‘Red Flags’ Uncovered in Alzheimer’s and Cancer Research

Image source: National Cancer Institute

The fields of Alzheimer’s disease and cancer research have both been shaken by recent investigations which have revealed image falsification and plagiarism. These findings call into question specific avenues of research which have received considerable funding.

Neuroscientist Matthew Schrag, a junior professor studying Alzheimer’s, had already ruffled some feathers criticising the FDA approval of the Alzheimer’s drug Aduhelm when he was approached by an attorney to investigate Simufilam, another Alzheimer’s drug under development.

According to Science, he used funding given to him by the attorney to investigate the data behind the drug’s development. The research focuses on amyloid beta (Aβ) plaques, long thought to be the culprit behind Alzheimer’s.

Schrag identified apparently altered or duplicated images in dozens of journal articles, and sent them to the National Institutes of Health (NIH), which had funded tens of millions of dollars. 

The investigation drew him towards a bedrock of modern Alzheimer’s research, a 2006 Nature study by Sylvain Lesné of the University of Minnesota in the laboratory of Karen Ashe, which identified an amyloid beta protein.

Schrag avoids describing the suspicious data as fraud, since that would require unfettered access to the original material. “I focus on what we can see in the published images, and describe them as red flags, not final conclusions,” he said. “The data should speak for itself.”

The work focused on ‘toxic oligomers’, subtypes of Aβ that dissolve in some bodily fluids, a potential Alzheimer’s cause that had gained traction in the early 2000s partly due to their discovery in autopsied Alzheimer’s patients.

Using transgenic mice, the UMN team discovered a previously unknown oligomer species, Aβ*56. They isolated Aβ*56 and injected it into young rats, causing a reduction in cognitive ability.

This discovery, the first to show a direct cause, resulted in an explosion in related research, with related studies receiving $287 million in National Institutes of Health funding in 2021, compared to no funding in 2006.

In concert with molecular biologist Elisabeth Bik, no less than 20 of Lesné’s papers were flagged, 10 of which related to Aβ*56. A finding which some Alzheimer’s experts say calls into question 16 years of amyloid beta research.
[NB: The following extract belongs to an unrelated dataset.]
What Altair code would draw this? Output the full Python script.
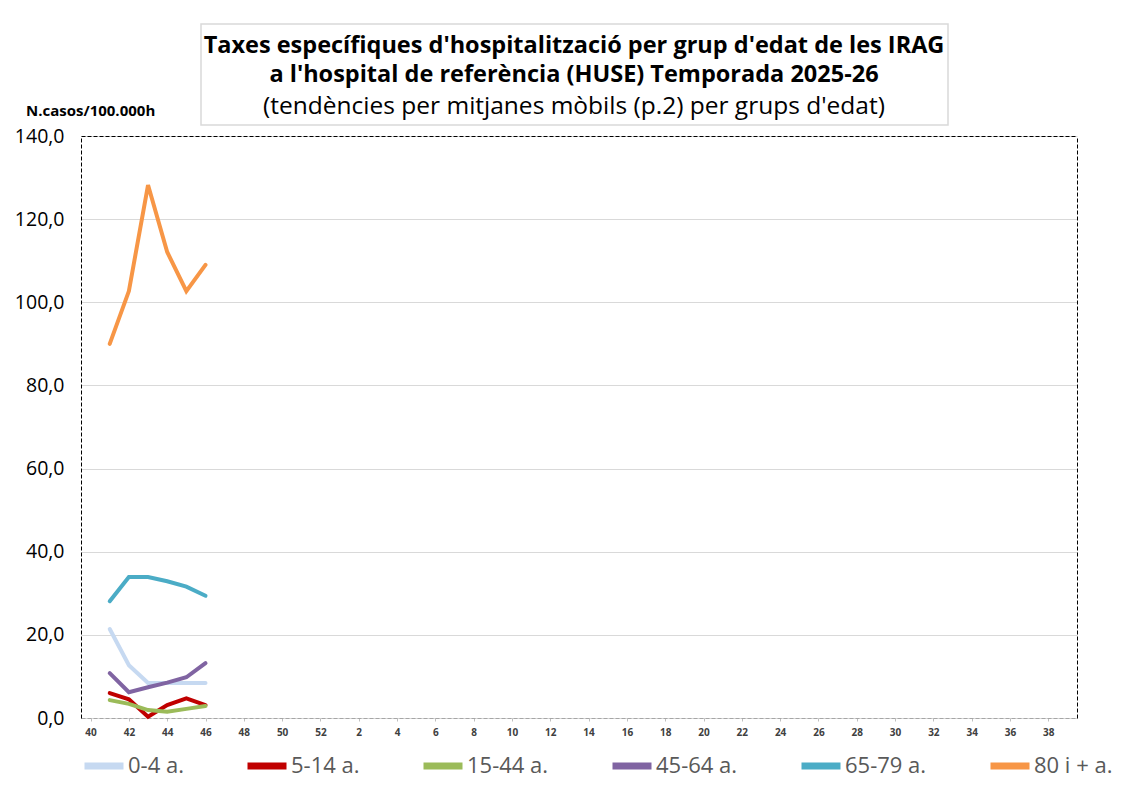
import altair as alt
import pandas as pd

# ---- data ----
weeks = [str(w) for w in range(40, 53)] + [str(w) for w in range(1, 40)]
label_weeks = [w for i, w in enumerate(weeks) if i % 2 == 0]
data_weeks = ["41", "42", "43", "44", "45", "46"]
groups = ["0-4 a.", "5-14 a.", "15-44 a.", "45-64 a.", "65-79 a.", "80 i + a."]
v_0_4 = [21.4, 12.7, 8.4, 8.4, 8.4, 8.4]
v_5_14 = [6.0, 4.5, 0.3, 3.1, 4.7, 3.1]
v_15_44 = [4.3, 3.4, 1.9, 1.5, 2.2, 2.9]
v_45_64 = [10.8, 6.2, 7.4, 8.5, 9.8, 13.2]
v_65_79 = [28.1, 33.9, 33.9, 32.9, 31.6, 29.4]
v_80 = [90.0, 102.7, 128.2, 112.1, 102.7, 109.0]
colors = ["#c6d9f1", "#c00000", "#9bbb59", "#8064a2", "#4bacc6", "#f79646"]
y_ticks = [0, 20, 40, 60, 80, 100, 120, 140]
title_lines = [
    "Taxes específiques d'hospitalització per grup d'edat de les IRAG",
    "a l'hospital de referència (HUSE) Temporada 2025-26",
    "(tendències per mitjanes mòbils (p.2) per grups d'edat)",
]
y_title = "N.casos/100.000h"

series = [v_0_4, v_5_14, v_15_44, v_45_64, v_65_79, v_80]
rows = []
for g, vals in zip(groups, series):
    for w, v in zip(data_weeks, vals):
        rows.append({"week": w, "group": g, "value": v})
df = pd.DataFrame(rows)

FONT = "Open Sans"

base = alt.Chart(df)

lines = base.mark_line(strokeWidth=4, strokeCap="round").encode(
    x=alt.X(
        "week:N",
        sort=weeks,
        scale=alt.Scale(domain=weeks),
        axis=alt.Axis(
            orient="bottom", values=label_weeks, title=None, labelAngle=0,
            labelFont=FONT, labelFontSize=10, labelFontWeight="bold",
            labelColor="#404040", labelPadding=6,
            domainColor="#a6a6a6", domainDash=[4, 2],
            ticks=True, tickColor="#bfbfbf", tickSize=3, grid=False,
        ),
    ),
    y=alt.Y(
        "value:Q",
        scale=alt.Scale(domain=[0, 140], nice=False),
        axis=alt.Axis(
            orient="left", values=y_ticks, title=None,
            labelExpr="replace(format(datum.value, '.1f'), '.', ',')",
            labelFont=FONT, labelFontSize=19.5, labelColor="black",
            labelPadding=17, ticks=False,
            domainColor="black", domainDash=[4, 2],
            grid=True, gridColor="#d9d9d9",
        ),
    ),
    color=alt.Color(
        "group:N",
        sort=groups,
        scale=alt.Scale(domain=groups, range=colors),
        legend=alt.Legend(
            orient="bottom", direction="horizontal", offset=6, padding=0,
            columns=6, title=None, symbolType="stroke", symbolSize=1521,
            symbolStrokeWidth=7, labelFont=FONT, labelFontSize=22,
            labelColor="#595959", columnPadding=49, labelOffset=1,
        ),
    ),
)

frame = base.mark_point(opacity=0).encode(
    x=alt.X(
        "week:N", sort=weeks,
        axis=alt.Axis(orient="top", labels=False, ticks=False, title=None,
                      domainColor="black", domainDash=[4, 2], grid=False),
    ),
    y=alt.Y(
        "value:Q",
        axis=alt.Axis(orient="right", labels=False, ticks=False, title=None,
                      domainColor="black", domainDash=[4, 2], grid=False),
    ),
)

main = (
    alt.layer(lines, frame)
    .resolve_axis(x="independent", y="independent")
    .properties(width=996, height=582)
)

one = pd.DataFrame({"k": [0]})
box = alt.Chart(one).mark_rect(fill="white", stroke="#d9d9d9", strokeWidth=1.5).encode(
    x=alt.value(120), x2=alt.value(867), y=alt.value(0), y2=alt.value(101)
)
t1 = alt.Chart(pd.DataFrame({"t": [title_lines[0]]})).mark_text(
    font=FONT, fontSize=23.5, fontWeight="bold", align="center", baseline="middle", color="black"
).encode(text="t:N", x=alt.value(493), y=alt.value(22))
t2 = alt.Chart(pd.DataFrame({"t": [title_lines[1]]})).mark_text(
    font=FONT, fontSize=23.5, fontWeight="bold", align="center", baseline="middle", color="black"
).encode(text="t:N", x=alt.value(493), y=alt.value(51))
t3 = alt.Chart(pd.DataFrame({"t": [title_lines[2]]})).mark_text(
    font=FONT, fontSize=24.5, fontWeight="normal", align="center", baseline="middle", color="black"
).encode(text="t:N", x=alt.value(493), y=alt.value(83))
yt = alt.Chart(pd.DataFrame({"t": [y_title]})).mark_text(
    font=FONT, fontSize=15, fontWeight="bold", align="left", baseline="middle", color="black"
).encode(text="t:N", x=alt.value(-55), y=alt.value(87))

title_chart = alt.layer(box, t1, t2, t3, yt).properties(width=996, height=101)

chart = (
    alt.vconcat(title_chart, main, spacing=0)
    .properties(padding={"left": 6, "top": 15, "right": 5, "bottom": 2}, background="white")
    .configure_view(stroke=None)
)

chart.save("out.html", embed_options={"renderer": "svg", "actions": False})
Some had been suspicious and had failed to replicate the findings, but journals are reluctant to publish research which proves a negative or which contradicts a prominent researcher’s findings.

Cancer research has been dogged by its own crisis with fabricated data, according to an investigative report by Nature. For years, a prominent US cancer-research laboratory run by leading cancer geneticist Carlo Croce at the Ohio State University (OSU) had been dogged by allegations of plagiarism and falsified images. To date 11 papers he has co-authored have been retracted, and 21 have needed corrections.

In 2017, The New York Times first reported on allegations of research misconduct against Croce, when OSU opened inquiries into papers from Croce’s lab. These proceeded to formal investigations, Nature learnt, two of which found multiple instances of research misconduct, including data falsification and plagiarism, by scientists Michela Garofalo and Flavia Pichiorri, in papers they’d authored while in Croce’s laboratory.

Garofalo claimed she did not received proper image manipulation training and Pichiorri said she did not understand plagiarism at the time. They have since moved on from OSU.

OSU declined to charge Croce with misconduct as his involvement did not relate to direct plagiarism or image fabrication, but did note that these cases resulted out of his “poor mentorship and lack of oversight.”

Croce was removed from a number of his positions – for which he attempted to sue – but is still employed by OSU, and many of the papers identified by OSU have not been retracted by their journals.